Single by Sam Roberts

from the album Chemical City
- Released: 2006
- Genre: Alternative rock, folk rock
- Length: 3:09
- Label: Universal Music Canada
- Songwriter(s): Sam Roberts
- Producer(s): Joseph Donovan

Sam Roberts singles chronology
| "The Gate" (2006) | "Bridge To Nowhere" (2006) | "With A Bullet" (2006) |

= Bridge to Nowhere (song) =

"Bridge to Nowhere" is a rock song by Canadian musician Sam Roberts. It is the second single from Sam Roberts' second album Chemical City.

==Composition==
The song has a fast tempo and is in a 6/4 musical meter. The song features acoustic guitar, electric guitar, electric piano, and tambourine giving it a folk rock sound. Its lyrics describe a troubled man dealing with everyday life, and its video depicts similar themes.

==Music video==
The video itself is shot solely in black and white and relies on computer animation for its setting.

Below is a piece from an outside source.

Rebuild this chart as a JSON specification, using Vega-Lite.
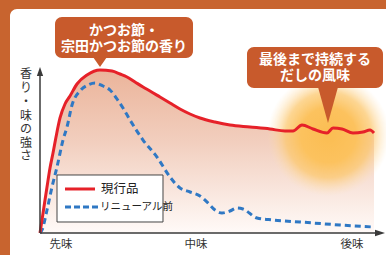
{
  "$schema": "https://vega.github.io/schema/vega-lite/v6.json",
  "width": 376,
  "height": 246,
  "autosize": {"type": "none"},
  "padding": {"left": 10, "top": 9, "right": 0, "bottom": 0},
  "background": "#c8642f",
  "config": {"view": {"stroke": null, "fill": null}, "font": "Noto Sans CJK JP"},
  "datasets": {
    "panel": [{"x": -8.6957, "x2": 100.2899, "y": -13.253, "y2": 134.94}],
    "red": [
      {"x": 0, "y": 0}, {"x": 0.58, "y": 7.83}, {"x": 1.45, "y": 19.88}, {"x": 2.03, "y": 27.71},
      {"x": 2.9, "y": 39.16}, {"x": 3.77, "y": 48.19}, {"x": 4.64, "y": 57.83}, {"x": 5.8, "y": 69.28},
      {"x": 7.25, "y": 77.71}, {"x": 8.7, "y": 82.53}, {"x": 10.72, "y": 89.76}, {"x": 13.62, "y": 95.18},
      {"x": 17.39, "y": 98.19}, {"x": 20.87, "y": 97.59}, {"x": 23.19, "y": 95.78}, {"x": 25.22, "y": 93.98},
      {"x": 27.54, "y": 90.96}, {"x": 29.86, "y": 87.95}, {"x": 31.88, "y": 85.54}, {"x": 34.78, "y": 81.93},
      {"x": 37.68, "y": 78.31}, {"x": 40.58, "y": 74.7}, {"x": 43.48, "y": 71.69}, {"x": 46.38, "y": 69.28},
      {"x": 50.72, "y": 66.87}, {"x": 55.07, "y": 65.06}, {"x": 60.87, "y": 63.86}, {"x": 66.67, "y": 62.65},
      {"x": 71.01, "y": 61.45}, {"x": 73.33, "y": 61.45}, {"x": 75.94, "y": 65.06}, {"x": 79.13, "y": 62.65},
      {"x": 83.19, "y": 60.24}, {"x": 84.93, "y": 63.25}, {"x": 87.54, "y": 62.65}, {"x": 90.72, "y": 60.24},
      {"x": 93.62, "y": 60.84}, {"x": 95.65, "y": 62.05}, {"x": 96.81, "y": 60.24}
    ],
    "blue": [
      {"x": 0, "y": 0}, {"x": 0.58, "y": 1.81}, {"x": 2.03, "y": 13.86}, {"x": 3.48, "y": 27.71},
      {"x": 4.93, "y": 39.76}, {"x": 6.67, "y": 56.02}, {"x": 7.83, "y": 63.86}, {"x": 9.28, "y": 77.11},
      {"x": 11.59, "y": 85.54}, {"x": 13.91, "y": 89.16}, {"x": 15.94, "y": 90.36}, {"x": 18.26, "y": 88.55},
      {"x": 20.29, "y": 86.14}, {"x": 22.32, "y": 80.72}, {"x": 24.06, "y": 75.3}, {"x": 26.09, "y": 68.07},
      {"x": 29.86, "y": 56.02}, {"x": 33.91, "y": 45.78}, {"x": 37.68, "y": 33.73}, {"x": 40.58, "y": 27.11},
      {"x": 43.48, "y": 24.7}, {"x": 46.38, "y": 22.29}, {"x": 48.7, "y": 18.07}, {"x": 50.72, "y": 13.86},
      {"x": 52.75, "y": 12.05}, {"x": 55.07, "y": 13.25}, {"x": 57.1, "y": 15.06}, {"x": 58.84, "y": 14.46},
      {"x": 62.9, "y": 9.04}, {"x": 67.54, "y": 7.83}, {"x": 75.36, "y": 6.63}, {"x": 86.96, "y": 4.82},
      {"x": 96.52, "y": 3.61}
    ],
    "glow": [{"x": 83.6, "y": 59.04}],
    "xaxis": [{"x": 0, "x2": 97.5, "y": 0}],
    "yaxis": [{"x": 0, "y": 0, "y2": 97.0}],
    "xarrow": [{"x": 98.55, "y": 0}],
    "yarrow": [{"x": 0, "y": 97.29}],
    "legbox": [{"x": 4.93, "x2": 35.65, "y": 34.94, "y2": 6.63}],
    "legred": [{"x": 7.25, "x2": 15.94, "y": 26.51}],
    "legblue": [{"x": 7.25, "x2": 16.81, "y": 15.66}],
    "legt1": [{"x": 17.68, "y": 26.51, "t": "現行品"}],
    "legt2": [{"x": 17.39, "y": 15.66, "t": "リニューアル前"}],
    "xlabels": [
      {"x": 6.09, "y": -7.23, "t": "先味"},
      {"x": 45.22, "y": -7.23, "t": "中味"},
      {"x": 90.43, "y": -7.23, "t": "後味"}
    ],
    "ytitle": [
      {"x": -4.06, "y": 95.78, "t": "香"},
      {"x": -4.06, "y": 87.35, "t": "り"},
      {"x": -4.06, "y": 78.92, "t": "・"},
      {"x": -4.06, "y": 70.48, "t": "味"},
      {"x": -4.06, "y": 62.65, "t": "の"},
      {"x": -4.06, "y": 54.22, "t": "強"},
      {"x": -4.06, "y": 46.39, "t": "さ"}
    ],
    "boxes": [
      {"x": 4.35, "x2": 44.35, "y": 130.12, "y2": 105.42},
      {"x": 60.0, "x2": 99.42, "y": 112.05, "y2": 87.35}
    ],
    "ptr1": [{"x": 17.39, "y": 103.01}],
    "ptr2": [{"x": 83.48, "y": 77.11}],
    "ctext": [
      {"x": 24.35, "y": 121.69, "t": "かつお節・"},
      {"x": 24.35, "y": 112.05, "t": "宗田かつお節の香り"},
      {"x": 79.71, "y": 104.22, "t": "最後まで持続する"},
      {"x": 79.71, "y": 94.58, "t": "だしの風味"}
    ]
  },
  "encoding": {
    "x": {"field": "x", "type": "quantitative", "scale": {"domain": [-8.6957, 100.2899], "nice": false, "zero": false}, "axis": null},
    "y": {"field": "y", "type": "quantitative", "scale": {"domain": [-13.253, 134.94], "nice": false, "zero": false}, "axis": null}
  },
  "layer": [
    {"data": {"name": "panel"}, "mark": {"type": "rect", "fill": "#ffffff", "cornerRadiusTopLeft": 7},
     "encoding": {"x2": {"field": "x2"}, "y2": {"field": "y2"}}},
    {"data": {"name": "red"}, "mark": {"type": "area", "interpolate": "monotone",
      "fill": {"gradient": "linear", "x1": 0, "y1": 0, "x2": 0, "y2": 1,
        "stops": [{"offset": 0, "color": "#ebb49a"}, {"offset": 0.45, "color": "#f2cfbf"}, {"offset": 1, "color": "#fffaf8"}]}}},
    {"data": {"name": "glow"}, "mark": {"type": "point", "filled": true, "size": 15000, "opacity": 1, "strokeWidth": 0,
      "fill": {"gradient": "radial", "x1": 0.5, "y1": 0.5, "r1": 0, "x2": 0.5, "y2": 0.5, "r2": 0.5,
        "stops": [{"offset": 0, "color": "#fbbd52"}, {"offset": 0.45, "color": "#fcc25e"}, {"offset": 0.7, "color": "rgba(252,200,110,0.75)"}, {"offset": 1, "color": "rgba(253,225,180,0)"}]}}},
    {"data": {"name": "blue"}, "mark": {"type": "line", "interpolate": "monotone", "color": "#2f78c4", "strokeWidth": 3, "strokeDash": [6, 4]}},
    {"data": {"name": "red"}, "mark": {"type": "line", "interpolate": "monotone", "color": "#e62129", "strokeWidth": 3}},
    {"data": {"name": "xaxis"}, "mark": {"type": "rule", "color": "#3a3a3a", "strokeWidth": 1.5}, "encoding": {"x2": {"field": "x2"}}},
    {"data": {"name": "yaxis"}, "mark": {"type": "rule", "color": "#3a3a3a", "strokeWidth": 1.5}, "encoding": {"y2": {"field": "y2"}}},
    {"data": {"name": "xarrow"}, "mark": {"type": "point", "filled": true, "color": "#3a3a3a", "opacity": 1, "size": 100, "shape": "M1,0L-1,0.65L-1,-0.65Z"}},
    {"data": {"name": "yarrow"}, "mark": {"type": "point", "filled": true, "color": "#3a3a3a", "opacity": 1, "size": 81, "shape": "M0,-1L0.7,1L-0.7,1Z"}},
    {"data": {"name": "legbox"}, "mark": {"type": "rect", "fill": "#ffffff", "stroke": "#444444", "strokeWidth": 1},
     "encoding": {"x2": {"field": "x2"}, "y2": {"field": "y2"}}},
    {"data": {"name": "legred"}, "mark": {"type": "rule", "color": "#e62129", "strokeWidth": 3}, "encoding": {"x2": {"field": "x2"}}},
    {"data": {"name": "legblue"}, "mark": {"type": "rule", "color": "#2f78c4", "strokeWidth": 3, "strokeDash": [6, 3]}, "encoding": {"x2": {"field": "x2"}}},
    {"data": {"name": "legt1"}, "mark": {"type": "text", "align": "left", "baseline": "middle", "fontSize": 12.5, "color": "#222222"}, "encoding": {"text": {"field": "t"}}},
    {"data": {"name": "legt2"}, "mark": {"type": "text", "align": "left", "baseline": "middle", "fontSize": 10.5, "color": "#222222"}, "encoding": {"text": {"field": "t"}}},
    {"data": {"name": "xlabels"}, "mark": {"type": "text", "align": "center", "baseline": "middle", "fontSize": 11.5, "color": "#333333"}, "encoding": {"text": {"field": "t"}}},
    {"data": {"name": "ytitle"}, "mark": {"type": "text", "align": "center", "baseline": "middle", "fontSize": 12, "color": "#333333"}, "encoding": {"text": {"field": "t"}}},
    {"data": {"name": "boxes"}, "mark": {"type": "rect", "fill": "#c85a2c", "cornerRadius": 7}, "encoding": {"x2": {"field": "x2"}, "y2": {"field": "y2"}}},
    {"data": {"name": "ptr1"}, "mark": {"type": "point", "filled": true, "color": "#c85a2c", "opacity": 1, "size": 196, "shape": "M-1,-0.7L1,-0.7L0,0.7Z"}},
    {"data": {"name": "ptr2"}, "mark": {"type": "point", "filled": true, "color": "#c85a2c", "opacity": 1, "size": 1296, "shape": "M-0.556,-1L0.556,-1L0,1Z"}},
    {"data": {"name": "ctext"}, "mark": {"type": "text", "align": "center", "baseline": "middle", "fontSize": 14, "fontWeight": "bold", "color": "#ffffff"}, "encoding": {"text": {"field": "t"}}}
  ]
}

The video begins with Roberts waking up in bed with a woman (who would appear to be his wife) and then following his venture to work as he ponders the workings of life. He sees police cars pass him as he walks to the train station, and sees them once more where an accident seems to have happened. He gets onto a futuristic locomotive which takes him to the downtown of the "Chemical City" where he goes to work in the biggest tower. He takes a long elevator ride up, looking at the people below him walking on their own paths as well. He listens to the company's boss (a woman partially hidden in shadows) until he leaves work and goes home to bed. He awakes once more and follows the same schedule to and from work, until his departure from work the second time, when the song quickens, and then slows down suddenly, and a flash of light hits and the city is gone, leaving a beautiful valley which most likely stood there before the city's construction.

==Awards==
- 2007 - Won a Juno Award for Video of the Year.